— START OF SUPPLIED DATA —

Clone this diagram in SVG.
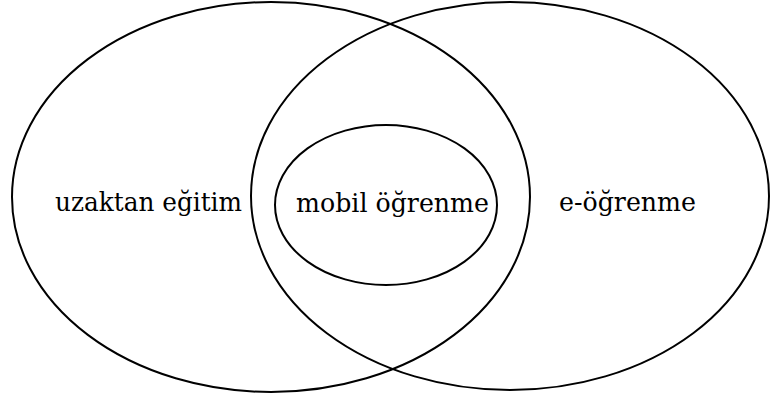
<svg xmlns="http://www.w3.org/2000/svg" width="771" height="394" viewBox="0 0 771 394">
<style>
.e{fill:none;stroke:#000;stroke-width:2}
.t{font-family:'DejaVu Serif','Liberation Serif',serif;font-size:26px;fill:#000}
</style>
<rect width="771" height="394" fill="#fff"/>
<g id="uzaktan"><ellipse class="e" cx="271" cy="197" rx="259" ry="195"/><text class="t" x="55" y="211" textLength="187" lengthAdjust="spacingAndGlyphs">uzaktan eğitim</text></g>
<g id="eogrenme"><ellipse class="e" cx="510" cy="196" rx="259" ry="194"/><text class="t" x="559" y="211" textLength="137" lengthAdjust="spacingAndGlyphs">e-öğrenme</text></g>
<g id="mobil"><ellipse class="e" cx="386" cy="205" rx="111" ry="80"/><text class="t" x="296" y="212" textLength="193" lengthAdjust="spacingAndGlyphs">mobil öğrenme</text></g>
<g id="connectors"></g>
</svg>
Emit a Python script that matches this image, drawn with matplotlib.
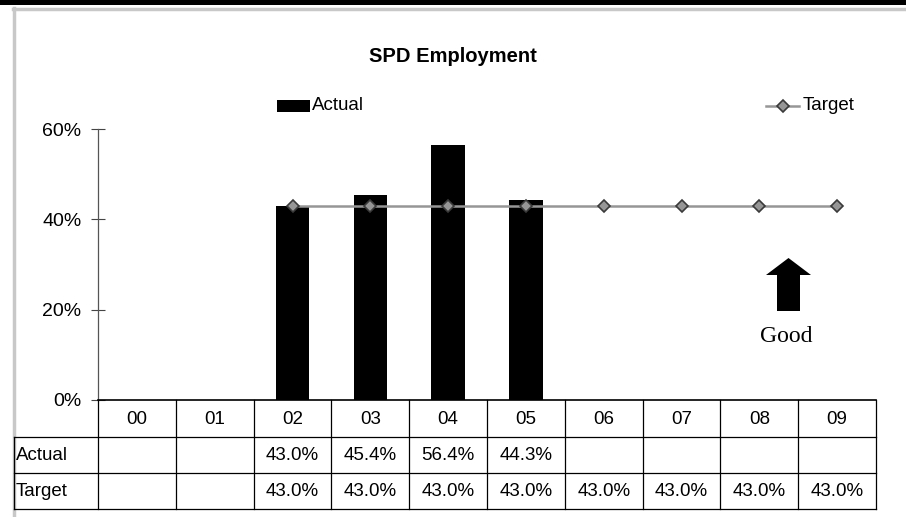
import matplotlib.pyplot as plt
from matplotlib.lines import Line2D
from matplotlib.patches import Rectangle, FancyArrow

plt.rcParams['font.family'] = ['Liberation Sans', 'DejaVu Sans']

# data
years = ["00", "01", "02", "03", "04", "05", "06", "07", "08", "09"]
actual = [None, None, 0.430, 0.454, 0.564, 0.443, None, None, None, None]
target = [None, None, 0.430, 0.430, 0.430, 0.430, 0.430, 0.430, 0.430, 0.430]
yticks = [0, 0.2, 0.4, 0.6]

W, H = 906, 517
fig = plt.figure(figsize=(W / 100, H / 100), dpi=100)


def fx(px):
    return px / W


def fy(py):
    return 1 - py / H


# outer frame pieces
fig.add_artist(Rectangle((0, fy(5)), 1, 5 / H, transform=fig.transFigure,
                         color="black", lw=0))
fig.add_artist(Line2D([fx(13), 1], [fy(8.5), fy(8.5)], color="#c8c8c8", lw=2.5))
fig.add_artist(Line2D([fx(13.5), fx(13.5)], [fy(8), 0], color="#c8c8c8", lw=2.5))

x0, x1 = 98, 876
y0, y1 = 400, 129
ax = fig.add_axes([fx(x0), fy(y0), fx(x1) - fx(x0), (y0 - y1) / H])
n = len(years)
xs = list(range(n))

marker_kw = dict(marker="D", markersize=6.5, markerfacecolor="#969696",
                 markeredgecolor="#3a3a3a", markeredgewidth=1.2)
bx = [i for i in xs if actual[i] is not None]
ax.bar(bx, [actual[i] for i in bx], width=0.43, color="black")
tx = [i for i in xs if target[i] is not None]
ax.plot(tx, [target[i] for i in tx], color="#969696", lw=1.8, **marker_kw)

ax.set_xlim(-0.5, n - 0.5)
ax.set_ylim(0, 0.6)
ax.set_yticks(yticks)
ax.set_yticklabels([f"{int(v * 100)}%" for v in yticks], fontsize=14)
ax.tick_params(axis="y", direction="inout", length=10, width=0.8, color="#444444",
               pad=7)
ax.set_xticks([])
for s in ["top", "right"]:
    ax.spines[s].set_visible(False)
ax.spines["left"].set_color("#555555")
ax.spines["left"].set_linewidth(0.9)
ax.spines["bottom"].set_color("black")
ax.spines["bottom"].set_linewidth(1.2)

fig.text(fx(453), fy(57), "SPD Employment", ha="center", va="center",
         fontsize=14.5, fontweight="bold")

# legend entries
fig.add_artist(Rectangle((fx(277), fy(112)), 33 / W, 12 / H,
                         transform=fig.transFigure, color="black", lw=0))
fig.text(fx(312), fy(106), "Actual", ha="left", va="center", fontsize=13.5)
fig.add_artist(Line2D([fx(766), fx(799)], [fy(106), fy(106)],
                      color="#969696", lw=1.8))
fig.add_artist(Line2D([fx(782.5)], [fy(106)], linestyle="none", **marker_kw))
fig.text(fx(803), fy(106), "Target", ha="left", va="center", fontsize=13.5)

# Good arrow
fig.add_artist(FancyArrow(fx(788.5), fy(311), 0, (311 - 258) / H,
                          width=(23 / W), head_width=(45 / W),
                          head_length=(17 / H), length_includes_head=True,
                          transform=fig.transFigure, color="black", lw=0))
fig.text(fx(786.5), fy(337), "Good", ha="center", va="center", fontsize=17,
         family="Liberation Serif")

# data table under the axis
col_w = (x1 - x0) / n
rows = [437, 473, 509]
lc = "black"
lw = 0.9
for ry in rows:
    fig.add_artist(Line2D([fx(14), fx(x1)], [fy(ry), fy(ry)], color=lc, lw=lw))
for i in range(n + 1):
    cx = x0 + i * col_w
    fig.add_artist(Line2D([fx(cx), fx(cx)], [fy(y0), fy(509)], color=lc, lw=lw))
fig.add_artist(Line2D([fx(14), fx(14)], [fy(437), fy(509)], color=lc, lw=lw))

fs = 13.5
for i, yr in enumerate(years):
    cx = x0 + (i + 0.5) * col_w
    fig.text(fx(cx), fy(419), yr, ha="center", va="center", fontsize=fs)
    if actual[i] is not None:
        fig.text(fx(cx), fy(456), f"{actual[i] * 100:.1f}%", ha="center",
                 va="center", fontsize=fs)
    if target[i] is not None:
        fig.text(fx(cx), fy(492), f"{target[i] * 100:.1f}%", ha="center",
                 va="center", fontsize=fs)
fig.text(fx(16), fy(456), "Actual", ha="left", va="center", fontsize=fs)
fig.text(fx(16), fy(492), "Target", ha="left", va="center", fontsize=fs)

fig.savefig("out.png", dpi=100)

— END OF SUPPLIED DATA —

PROBLEM REQUIREMENTS:
Take the records above and transcribe them exactly, dropping every picture.

FINISHED ANSWER:
Clone this diagram in SVG.
<svg xmlns="http://www.w3.org/2000/svg" width="771" height="394" viewBox="0 0 771 394">
<style>
.e{fill:none;stroke:#000;stroke-width:2}
.t{font-family:'DejaVu Serif','Liberation Serif',serif;font-size:26px;fill:#000}
</style>
<rect width="771" height="394" fill="#fff"/>
<g id="uzaktan"><ellipse class="e" cx="271" cy="197" rx="259" ry="195"/><text class="t" x="55" y="211" textLength="187" lengthAdjust="spacingAndGlyphs">uzaktan eğitim</text></g>
<g id="eogrenme"><ellipse class="e" cx="510" cy="196" rx="259" ry="194"/><text class="t" x="559" y="211" textLength="137" lengthAdjust="spacingAndGlyphs">e-öğrenme</text></g>
<g id="mobil"><ellipse class="e" cx="386" cy="205" rx="111" ry="80"/><text class="t" x="296" y="212" textLength="193" lengthAdjust="spacingAndGlyphs">mobil öğrenme</text></g>
<g id="connectors"></g>
</svg>
Emit a Python script that matches this image, drawn with matplotlib.
import matplotlib.pyplot as plt
from matplotlib.lines import Line2D
from matplotlib.patches import Rectangle, FancyArrow

plt.rcParams['font.family'] = ['Liberation Sans', 'DejaVu Sans']

# data
years = ["00", "01", "02", "03", "04", "05", "06", "07", "08", "09"]
actual = [None, None, 0.430, 0.454, 0.564, 0.443, None, None, None, None]
target = [None, None, 0.430, 0.430, 0.430, 0.430, 0.430, 0.430, 0.430, 0.430]
yticks = [0, 0.2, 0.4, 0.6]

W, H = 906, 517
fig = plt.figure(figsize=(W / 100, H / 100), dpi=100)


def fx(px):
    return px / W


def fy(py):
    return 1 - py / H


# outer frame pieces
fig.add_artist(Rectangle((0, fy(5)), 1, 5 / H, transform=fig.transFigure,
                         color="black", lw=0))
fig.add_artist(Line2D([fx(13), 1], [fy(8.5), fy(8.5)], color="#c8c8c8", lw=2.5))
fig.add_artist(Line2D([fx(13.5), fx(13.5)], [fy(8), 0], color="#c8c8c8", lw=2.5))

x0, x1 = 98, 876
y0, y1 = 400, 129
ax = fig.add_axes([fx(x0), fy(y0), fx(x1) - fx(x0), (y0 - y1) / H])
n = len(years)
xs = list(range(n))

marker_kw = dict(marker="D", markersize=6.5, markerfacecolor="#969696",
                 markeredgecolor="#3a3a3a", markeredgewidth=1.2)
bx = [i for i in xs if actual[i] is not None]
ax.bar(bx, [actual[i] for i in bx], width=0.43, color="black")
tx = [i for i in xs if target[i] is not None]
ax.plot(tx, [target[i] for i in tx], color="#969696", lw=1.8, **marker_kw)

ax.set_xlim(-0.5, n - 0.5)
ax.set_ylim(0, 0.6)
ax.set_yticks(yticks)
ax.set_yticklabels([f"{int(v * 100)}%" for v in yticks], fontsize=14)
ax.tick_params(axis="y", direction="inout", length=10, width=0.8, color="#444444",
               pad=7)
ax.set_xticks([])
for s in ["top", "right"]:
    ax.spines[s].set_visible(False)
ax.spines["left"].set_color("#555555")
ax.spines["left"].set_linewidth(0.9)
ax.spines["bottom"].set_color("black")
ax.spines["bottom"].set_linewidth(1.2)

fig.text(fx(453), fy(57), "SPD Employment", ha="center", va="center",
         fontsize=14.5, fontweight="bold")

# legend entries
fig.add_artist(Rectangle((fx(277), fy(112)), 33 / W, 12 / H,
                         transform=fig.transFigure, color="black", lw=0))
fig.text(fx(312), fy(106), "Actual", ha="left", va="center", fontsize=13.5)
fig.add_artist(Line2D([fx(766), fx(799)], [fy(106), fy(106)],
                      color="#969696", lw=1.8))
fig.add_artist(Line2D([fx(782.5)], [fy(106)], linestyle="none", **marker_kw))
fig.text(fx(803), fy(106), "Target", ha="left", va="center", fontsize=13.5)

# Good arrow
fig.add_artist(FancyArrow(fx(788.5), fy(311), 0, (311 - 258) / H,
                          width=(23 / W), head_width=(45 / W),
                          head_length=(17 / H), length_includes_head=True,
                          transform=fig.transFigure, color="black", lw=0))
fig.text(fx(786.5), fy(337), "Good", ha="center", va="center", fontsize=17,
         family="Liberation Serif")

# data table under the axis
col_w = (x1 - x0) / n
rows = [437, 473, 509]
lc = "black"
lw = 0.9
for ry in rows:
    fig.add_artist(Line2D([fx(14), fx(x1)], [fy(ry), fy(ry)], color=lc, lw=lw))
for i in range(n + 1):
    cx = x0 + i * col_w
    fig.add_artist(Line2D([fx(cx), fx(cx)], [fy(y0), fy(509)], color=lc, lw=lw))
fig.add_artist(Line2D([fx(14), fx(14)], [fy(437), fy(509)], color=lc, lw=lw))

fs = 13.5
for i, yr in enumerate(years):
    cx = x0 + (i + 0.5) * col_w
    fig.text(fx(cx), fy(419), yr, ha="center", va="center", fontsize=fs)
    if actual[i] is not None:
        fig.text(fx(cx), fy(456), f"{actual[i] * 100:.1f}%", ha="center",
                 va="center", fontsize=fs)
    if target[i] is not None:
        fig.text(fx(cx), fy(492), f"{target[i] * 100:.1f}%", ha="center",
                 va="center", fontsize=fs)
fig.text(fx(16), fy(456), "Actual", ha="left", va="center", fontsize=fs)
fig.text(fx(16), fy(492), "Target", ha="left", va="center", fontsize=fs)

fig.savefig("out.png", dpi=100)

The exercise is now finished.